SHORT PROBLEM
Find how many lines contain "script" and state only that number.

─── SOURCE RECORDS

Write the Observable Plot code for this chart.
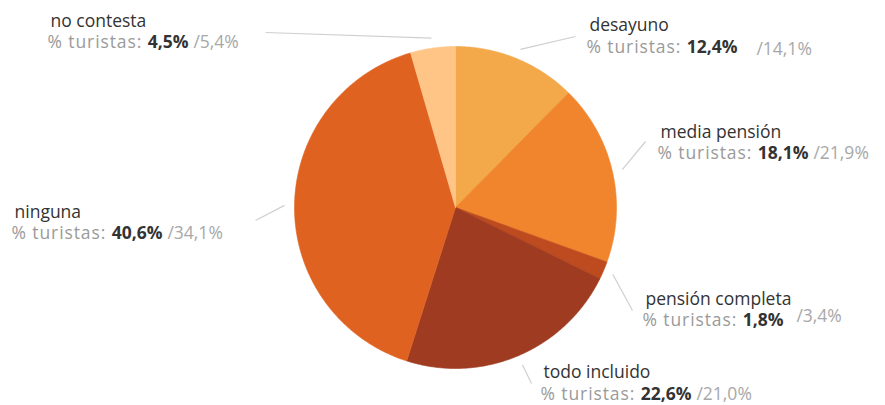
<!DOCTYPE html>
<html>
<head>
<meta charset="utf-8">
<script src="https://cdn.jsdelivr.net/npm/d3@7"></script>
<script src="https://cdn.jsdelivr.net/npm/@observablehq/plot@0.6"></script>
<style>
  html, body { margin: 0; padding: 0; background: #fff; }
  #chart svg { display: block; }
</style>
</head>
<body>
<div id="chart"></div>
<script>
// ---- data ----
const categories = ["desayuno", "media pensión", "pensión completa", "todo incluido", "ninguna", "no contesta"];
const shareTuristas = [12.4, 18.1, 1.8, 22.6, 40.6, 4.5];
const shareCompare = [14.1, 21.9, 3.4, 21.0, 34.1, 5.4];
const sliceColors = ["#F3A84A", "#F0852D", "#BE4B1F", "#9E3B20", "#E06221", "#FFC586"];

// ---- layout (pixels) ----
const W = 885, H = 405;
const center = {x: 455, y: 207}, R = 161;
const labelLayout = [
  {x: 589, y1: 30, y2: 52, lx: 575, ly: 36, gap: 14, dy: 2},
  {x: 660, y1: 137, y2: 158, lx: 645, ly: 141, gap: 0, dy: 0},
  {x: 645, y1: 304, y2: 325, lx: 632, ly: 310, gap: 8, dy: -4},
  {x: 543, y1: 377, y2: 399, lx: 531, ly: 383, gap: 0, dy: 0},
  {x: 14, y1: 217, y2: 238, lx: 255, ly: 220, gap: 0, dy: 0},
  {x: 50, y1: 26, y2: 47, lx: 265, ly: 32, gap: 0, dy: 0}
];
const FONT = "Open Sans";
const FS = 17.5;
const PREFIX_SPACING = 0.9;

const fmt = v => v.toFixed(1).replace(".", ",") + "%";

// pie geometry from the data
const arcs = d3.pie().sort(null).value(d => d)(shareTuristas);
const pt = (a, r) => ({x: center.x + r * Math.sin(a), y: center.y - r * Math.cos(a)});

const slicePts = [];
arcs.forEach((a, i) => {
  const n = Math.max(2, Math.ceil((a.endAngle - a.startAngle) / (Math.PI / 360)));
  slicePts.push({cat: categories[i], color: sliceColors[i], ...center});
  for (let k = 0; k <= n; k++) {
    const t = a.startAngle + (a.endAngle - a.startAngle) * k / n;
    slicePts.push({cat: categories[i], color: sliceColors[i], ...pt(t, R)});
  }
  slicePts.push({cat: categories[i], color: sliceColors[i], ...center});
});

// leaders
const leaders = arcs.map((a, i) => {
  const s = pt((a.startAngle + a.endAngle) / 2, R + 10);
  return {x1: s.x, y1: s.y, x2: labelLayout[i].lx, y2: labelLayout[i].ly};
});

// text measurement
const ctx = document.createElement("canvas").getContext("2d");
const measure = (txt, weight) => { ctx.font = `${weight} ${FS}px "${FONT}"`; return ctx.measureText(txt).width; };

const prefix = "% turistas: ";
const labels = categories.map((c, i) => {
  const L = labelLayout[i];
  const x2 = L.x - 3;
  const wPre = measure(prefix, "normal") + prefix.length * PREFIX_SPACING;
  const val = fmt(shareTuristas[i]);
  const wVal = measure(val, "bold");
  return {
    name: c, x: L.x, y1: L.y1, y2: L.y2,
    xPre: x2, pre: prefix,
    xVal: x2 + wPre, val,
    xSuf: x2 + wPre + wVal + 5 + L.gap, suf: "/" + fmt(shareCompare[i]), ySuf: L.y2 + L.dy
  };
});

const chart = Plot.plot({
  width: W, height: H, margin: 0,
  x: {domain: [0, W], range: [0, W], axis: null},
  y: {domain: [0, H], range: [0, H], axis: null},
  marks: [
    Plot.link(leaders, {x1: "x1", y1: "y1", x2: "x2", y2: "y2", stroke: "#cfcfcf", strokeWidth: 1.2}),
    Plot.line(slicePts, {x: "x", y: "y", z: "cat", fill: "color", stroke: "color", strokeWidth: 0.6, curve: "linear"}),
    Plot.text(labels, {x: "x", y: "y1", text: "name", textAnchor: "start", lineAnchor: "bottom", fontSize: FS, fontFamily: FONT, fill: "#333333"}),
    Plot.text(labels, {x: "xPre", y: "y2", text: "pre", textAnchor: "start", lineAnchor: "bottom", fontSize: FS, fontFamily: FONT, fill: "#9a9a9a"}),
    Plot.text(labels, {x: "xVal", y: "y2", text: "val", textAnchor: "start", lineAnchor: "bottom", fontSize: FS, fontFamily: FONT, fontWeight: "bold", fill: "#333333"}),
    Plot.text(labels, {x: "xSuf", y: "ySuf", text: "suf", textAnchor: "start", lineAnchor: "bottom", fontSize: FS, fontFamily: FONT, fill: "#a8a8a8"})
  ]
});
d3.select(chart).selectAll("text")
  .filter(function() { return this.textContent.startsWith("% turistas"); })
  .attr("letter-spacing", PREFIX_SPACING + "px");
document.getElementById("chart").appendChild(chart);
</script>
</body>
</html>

──────
─── SOURCE RECORDS

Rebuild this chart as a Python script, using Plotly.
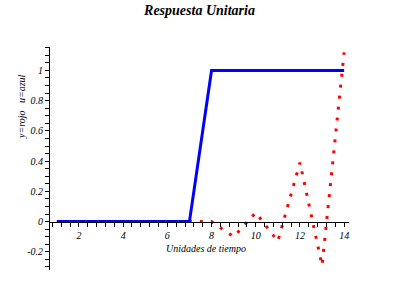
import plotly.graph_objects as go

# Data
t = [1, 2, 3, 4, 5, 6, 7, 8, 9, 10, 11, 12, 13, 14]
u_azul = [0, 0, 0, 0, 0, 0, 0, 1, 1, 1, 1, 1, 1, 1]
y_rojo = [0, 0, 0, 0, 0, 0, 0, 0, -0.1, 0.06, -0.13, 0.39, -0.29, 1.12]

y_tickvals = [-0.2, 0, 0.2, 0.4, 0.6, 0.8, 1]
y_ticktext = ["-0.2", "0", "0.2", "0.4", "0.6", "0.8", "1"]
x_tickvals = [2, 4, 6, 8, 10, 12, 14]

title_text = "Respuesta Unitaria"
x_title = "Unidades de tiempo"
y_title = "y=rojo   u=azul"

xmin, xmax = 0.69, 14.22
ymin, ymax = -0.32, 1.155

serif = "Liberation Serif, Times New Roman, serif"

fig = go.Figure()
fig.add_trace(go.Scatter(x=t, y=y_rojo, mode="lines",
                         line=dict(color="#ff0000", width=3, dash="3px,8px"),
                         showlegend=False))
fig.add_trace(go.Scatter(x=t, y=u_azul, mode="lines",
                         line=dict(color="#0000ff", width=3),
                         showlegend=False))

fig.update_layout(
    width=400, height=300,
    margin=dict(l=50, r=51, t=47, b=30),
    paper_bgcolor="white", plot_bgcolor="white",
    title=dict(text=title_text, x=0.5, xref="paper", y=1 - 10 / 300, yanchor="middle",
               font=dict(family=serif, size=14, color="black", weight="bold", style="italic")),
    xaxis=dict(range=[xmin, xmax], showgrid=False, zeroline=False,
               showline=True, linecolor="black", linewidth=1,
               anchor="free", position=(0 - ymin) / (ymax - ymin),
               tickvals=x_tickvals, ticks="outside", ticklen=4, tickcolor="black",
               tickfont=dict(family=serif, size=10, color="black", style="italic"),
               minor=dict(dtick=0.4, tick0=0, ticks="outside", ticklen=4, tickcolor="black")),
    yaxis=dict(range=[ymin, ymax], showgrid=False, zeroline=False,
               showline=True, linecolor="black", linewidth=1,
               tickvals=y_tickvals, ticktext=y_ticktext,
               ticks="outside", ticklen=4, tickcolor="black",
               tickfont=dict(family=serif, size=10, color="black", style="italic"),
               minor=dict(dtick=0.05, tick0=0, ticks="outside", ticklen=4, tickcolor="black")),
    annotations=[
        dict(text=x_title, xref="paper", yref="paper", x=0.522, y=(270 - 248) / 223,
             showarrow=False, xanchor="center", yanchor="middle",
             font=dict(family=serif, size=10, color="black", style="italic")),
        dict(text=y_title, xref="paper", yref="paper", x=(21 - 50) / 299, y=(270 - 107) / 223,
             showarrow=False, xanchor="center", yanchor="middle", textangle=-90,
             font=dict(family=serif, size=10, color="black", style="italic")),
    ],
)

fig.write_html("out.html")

──────

EXERCISE ANSWER
5